In spite of these events, I had a productive week.
Besides working on several pieces of new content, I spent a good chunk of time working on the “stuck” problem, where players are unsure what to do next. This can be because a mission detail is unclear or they’ve done things in an unexpected order causing a bottle neck.
For example, in the mid game there is a sequence of events that unfolds over time, but is initially triggered by exploration of a particular object. If the player fails to explore the object until very late in the game, they could get to a point that expects the sequence to have completed, but there’s nothing else for the player to do.
In Ganymede, the game keeps track of open missions and partially uses that information to adjust pacing, but an issue with that strategy is that there are some missions that can remain open while there’s no specific action the player is expected to take.
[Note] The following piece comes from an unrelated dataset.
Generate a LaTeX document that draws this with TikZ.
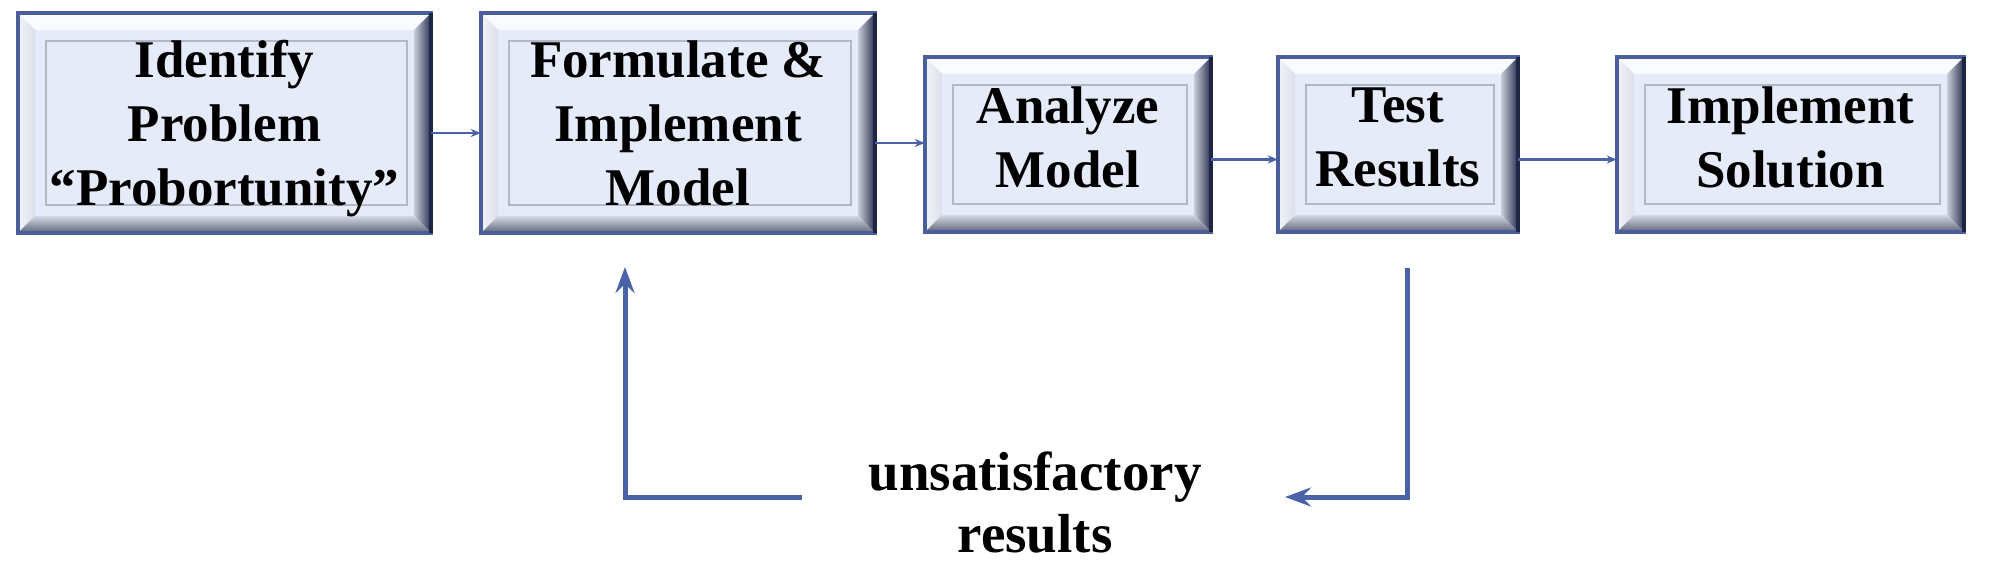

So I’ve added more granular data at the mission detail level (the bullet points within missions) to categorize them as “informational”, “non-actionable” and “high/low priority actionable”. “Informational” could be a hint, explanation, or narrative detail. “Non-actionable” means that there’s something the player is expected to make progress on, but not necessarily at this moment or the action might be non-obvious. “Actionable” means that there should be an immediately obvious course of action to progress this mission. “High” and “Low” priority indicate whether or not completing this is required for the game’s main storyline.
I am now going through the missions to do several things:
First, scale long “pacing” delays down based on the number of active “actionables.” If the player has few or none, then these delays should advance faster.
And two, connect crew hints to how long a particular actionable has been open and the number of active actionables.
I’m also going to add some analytics to these to help track how long players spend particular actionables.
The goal is to have minimal periods in the game where the player has no clear course of action.
Since this is a new solution, I’ll have to see how well it works in practice.